Friday, March 5, 1999
Women's group says wrong judge under fire
Says L'Heureux-Dubé should be removed for McClung `attack'By Valerie Lawton
Toronto Star Ottawa Bureau
OTTAWA - REAL Women of Canada says a Supreme Court justice should lose her job for subjecting Alberta Justice John McClung to ``humiliation and scorn.''
McClung attracted the ire of many in legal circles with a public letter attacking Justice Claire L'Heureux-Dubé over her criticism of his ruling in a sexual assault case.
But REAL Women says the outrage should be directed at L'Heureux-Dubé.
``She viciously tore him to shreds. He'll be forever in legal history condemned by that judgment and he had no recourse,'' said Gwendolyn Landolt, a founder of the group, whose motto is ``Women's rights not at the expense of human rights.''
`She viciously tore him to shreds. He'll be forever . . . condemned by that judgment and he had no recourse.'
- Gwendolyn Landolt
REAL Women of Canada
``I suppose that's why, with his frustration, he did what he did, which was not necessarily the right thing either, but I can understand what he did.''
Landolt said McClung simply had a different opinion on the law, one she agrees with.
L'Heureux-Dubé has always taken a ``radical feminist'' approach to her decisions, including the sexual assault case at the centre of the ongoing controversy, said Landolt, noting the judge's past involvement with the Canadian Research Institute for the Advancement of Women.
Last month, the Supreme Court of Canada unanimously overturned McClung's Appeal Court acquittal of a man accused of sexually assaulting a 17-year-old girl.

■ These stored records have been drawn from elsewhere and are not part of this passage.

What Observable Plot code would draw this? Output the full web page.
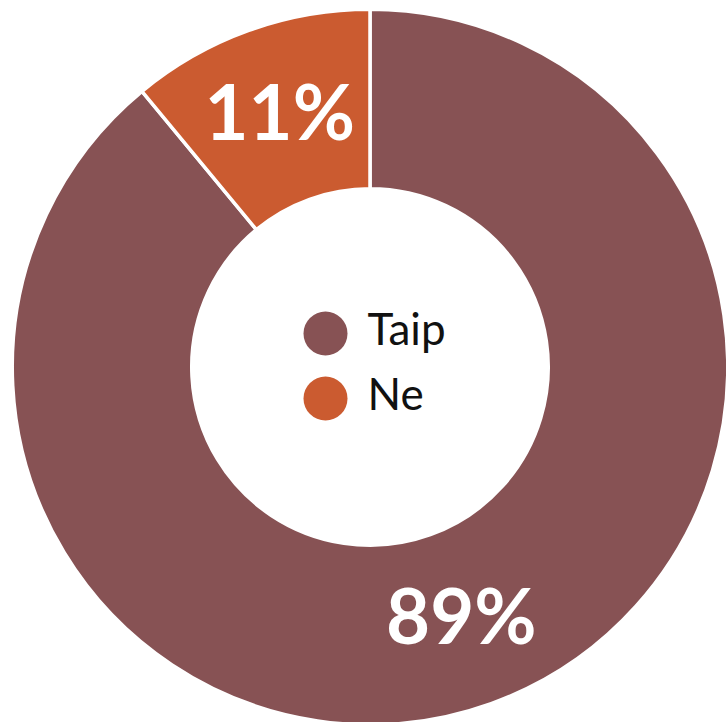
<!DOCTYPE html>
<html>
<head>
<meta charset="utf-8">
<script src="https://cdn.jsdelivr.net/npm/d3@7"></script>
<script src="https://cdn.jsdelivr.net/npm/@observablehq/plot@0.6"></script>
<style>
  html, body { margin: 0; padding: 0; background: #ffffff; }
  #chart { width: 726px; height: 722px; overflow: hidden; }
</style>
</head>
<body>
<div id="chart"></div>
<script>
const categories = ["Taip", "Ne"];
const values = [89, 11];
const labels = ["89%", "11%"];
const colors = ["#875254", "#CB5B30"];

const W = 726, H = 722;
const cx = 370, cy = 367, R = 356;   // layout (pixels)
const innerRatio = 180 / 356;

const rows = categories.map((c, i) => ({category: c, value: values[i], label: labels[i]}));
const arcs = d3.pie().sort(null).value(d => d.value)(rows);
const midR = (1 + innerRatio) / 2;
const labelRows = arcs.map(a => {
  const ang = (a.startAngle + a.endAngle) / 2;
  return {label: a.data.label, category: a.data.category, x: midR * Math.sin(ang), y: midR * Math.cos(ang)};
});

const legendX = (325 - cx) / R;
const legendTextX = (367 - cx) / R;
const legendY = [(cy - 333) / R, (cy - 398) / R];
const legendRows = categories.map((c, i) => ({category: c, y: legendY[i]}));

function donut(index, scales) {
  const x = scales.x, y = scales.y, color = scales.color;
  const px = x(0), py = y(0);
  const rOuter = x(1) - px;
  const rInner = x(innerRatio) - px;
  const g = d3.create("svg:g").attr("transform", `translate(${px},${py})`);
  const arcGen = d3.arc().innerRadius(rInner - 1.75).outerRadius(rOuter + 1.75);
  g.selectAll("path").data(arcs).join("path")
    .attr("d", arcGen)
    .attr("fill", d => color(d.data.category))
    .attr("stroke", "#ffffff")
    .attr("stroke-width", 3.5)
    .attr("stroke-linejoin", "miter");
  return g.node();
}

const chart = Plot.plot({
  width: W,
  height: H,
  margin: 0,
  style: {background: "#ffffff", fontFamily: "Lato, sans-serif"},
  x: {domain: [-cx / R, (W - cx) / R], axis: null},
  y: {domain: [(cy - H) / R, cy / R], axis: null},
  color: {domain: categories, range: colors},
  marks: [
    donut,
    Plot.text(labelRows, {
      x: "x", y: "y", text: "label",
      fill: "#ffffff", fontSize: 76, fontWeight: "bold",
      fontFamily: "Lato, sans-serif", textAnchor: "middle", lineAnchor: "middle"
    }),
    Plot.dot(legendRows, {x: () => legendX, y: "y", r: 22, fill: "category", stroke: null}),
    Plot.text(legendRows, {
      x: () => legendTextX, y: "y", text: "category",
      fill: "#111111", fontSize: 44, textAnchor: "start", lineAnchor: "middle",
      fontFamily: "Lato, sans-serif", dy: -3
    })
  ]
});
document.getElementById("chart").appendChild(chart);
</script>
</body>
</html>
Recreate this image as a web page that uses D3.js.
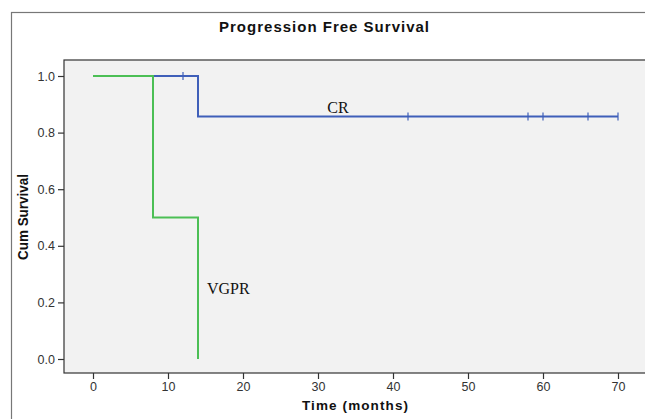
<!DOCTYPE html>
<html>
<head>
<meta charset="utf-8">
<script src="https://cdn.jsdelivr.net/npm/d3@7"></script>
<style>
  body { margin: 0; background: #fff; }
  svg { display: block; font-family: "Liberation Sans", Arial, sans-serif; }
</style>
</head>
<body>
<div id="chart"></div>
<script>
var svgWidth = 645;
var svgHeight = 419;

// survival curves: step points [time, survival]
var crSteps = [[0, 1], [14, 1], [14, 6 / 7], [70, 6 / 7]];
var vgprSteps = [[0, 1], [8, 1], [8, 0.5], [14, 0.5], [14, 0]];
// censored times
var crCensor = [12, 42, 58, 60, 66, 70];
var crCensorY = [1, 6 / 7, 6 / 7, 6 / 7, 6 / 7, 6 / 7];

var xTicks = [0, 10, 20, 30, 40, 50, 60, 70];
var yTicks = [0, 0.2, 0.4, 0.6, 0.8, 1.0];

var plot = { left: 64, top: 60, right: 650, bottom: 373 };

var svg = d3.select("#chart")
  .append("svg")
  .attr("width", svgWidth)
  .attr("height", svgHeight);

// outer frame
svg.append("rect")
  .attr("x", 11.5)
  .attr("y", 12.5)
  .attr("width", 660)
  .attr("height", 430)
  .attr("fill", "#fff")
  .attr("stroke", "#777")
  .attr("stroke-width", 1.2);

svg.append("text")
  .attr("x", 324)
  .attr("y", 32)
  .attr("text-anchor", "middle")
  .attr("font-size", "15px")
  .attr("font-weight", "bold")
  .attr("fill", "#111")
  .attr("textLength", 210)
  .attr("lengthAdjust", "spacing")
  .text("Progression Free Survival");

svg.append("rect")
  .attr("x", plot.left)
  .attr("y", plot.top)
  .attr("width", plot.right - plot.left)
  .attr("height", plot.bottom - plot.top)
  .attr("fill", "#f2f2f2")
  .attr("stroke", "#333")
  .attr("stroke-width", 1.2);

var xScale = d3.scaleLinear().domain([0, 70]).range([93, 618]);
var yScale = d3.scaleLinear().domain([0, 1]).range([359, 76]);

var xAxis = svg.append("g")
  .attr("transform", `translate(0, ${plot.bottom})`)
  .call(d3.axisBottom(xScale).tickValues(xTicks).tickSize(6).tickPadding(3).tickFormat(d3.format("d")));
xAxis.select(".domain").remove();

var yAxis = svg.append("g")
  .attr("transform", `translate(${plot.left}, 0)`)
  .call(d3.axisLeft(yScale).tickValues(yTicks).tickSize(6).tickPadding(3).tickFormat(d3.format(".1f")));
yAxis.select(".domain").remove();

svg.selectAll(".tick text")
  .style("font-size", "12.5px")
  .attr("fill", "#333");
svg.selectAll(".tick line")
  .attr("stroke", "#333")
  .attr("stroke-width", 1.2);

svg.append("text")
  .attr("x", 355)
  .attr("y", 410)
  .attr("text-anchor", "middle")
  .attr("font-size", "13.5px")
  .attr("font-weight", "bold")
  .attr("fill", "#111")
  .attr("textLength", 106)
  .attr("lengthAdjust", "spacing")
  .text("Time (months)");

svg.append("text")
  .attr("transform", "rotate(-90)")
  .attr("x", -217)
  .attr("y", 28)
  .attr("text-anchor", "middle")
  .attr("font-size", "14px")
  .attr("font-weight", "bold")
  .attr("fill", "#111")
  .attr("textLength", 86)
  .attr("lengthAdjust", "spacingAndGlyphs")
  .text("Cum Survival");

var line = d3.line()
  .x(d => xScale(d[0]))
  .y(d => yScale(d[1]));

svg.append("path")
  .datum(crSteps)
  .attr("d", line)
  .attr("fill", "none")
  .attr("stroke", "#3f5fb9")
  .attr("stroke-width", 2);

svg.append("path")
  .datum(vgprSteps)
  .attr("d", line)
  .attr("fill", "none")
  .attr("stroke", "#4cbf55")
  .attr("stroke-width", 2);

svg.selectAll(".censor")
  .data(crCensor)
  .enter()
  .append("line")
  .attr("class", "censor")
  .attr("x1", d => xScale(d))
  .attr("x2", d => xScale(d))
  .attr("y1", (d, i) => yScale(crCensorY[i]) - 4)
  .attr("y2", (d, i) => yScale(crCensorY[i]) + 4)
  .attr("stroke", "#3f5fb9")
  .attr("stroke-width", 1.2);

svg.append("text")
  .attr("x", 338)
  .attr("y", 113)
  .attr("text-anchor", "middle")
  .attr("font-family", "Liberation Serif, serif")
  .attr("font-size", "16px")
  .attr("fill", "#111")
  .text("CR");

svg.append("text")
  .attr("x", 207)
  .attr("y", 294)
  .attr("font-family", "Liberation Serif, serif")
  .attr("font-size", "16px")
  .attr("fill", "#111")
  .text("VGPR");
</script>
</body>
</html>
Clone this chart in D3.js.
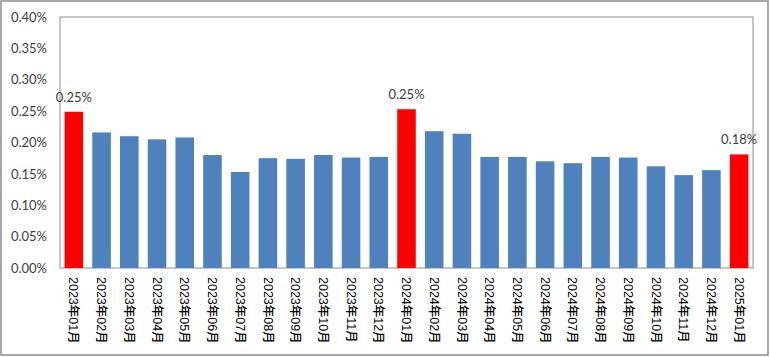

He had noted in his judgment the teen didn't ``present herself in a bonnet and crinolines'' and said she'd implied consent to the man's advances by not making it clear she was afraid.
L'Heureux-Dubé denounced the judge's language, suggesting it ``not only perpetuates archaic myths and stereotypes about the nature of sexual assaults but also ignores the law.''
McClung fired off a letter to the editor calling her criticism a ``graceless slide into personal invective.''
He also suggested her personal convictions might offer a ``plausible explanation'' for the growing number of suicides by Quebec men. He later insisted he hadn't known L'Heureux-Dubé's husband had killed himself.
REAL Women filed its complaint with the Canadian Judicial Council earlier this week.
Carissima Mathen, of the Women's Legal Education and Action Fund, said it's a sign of a backlash following an important victory for women.
``What this case reveals is that there are people who still hold outmoded views about sexual assault on women,'' she said.
Marilou McPhedran of the Metropolitan Action Committee on Violence Against Women and Children said she wondered why the REAL complaint didn't mention Justice Charles Gonthier, the Supreme Court judge who concurred with L'Heureux-Dubé.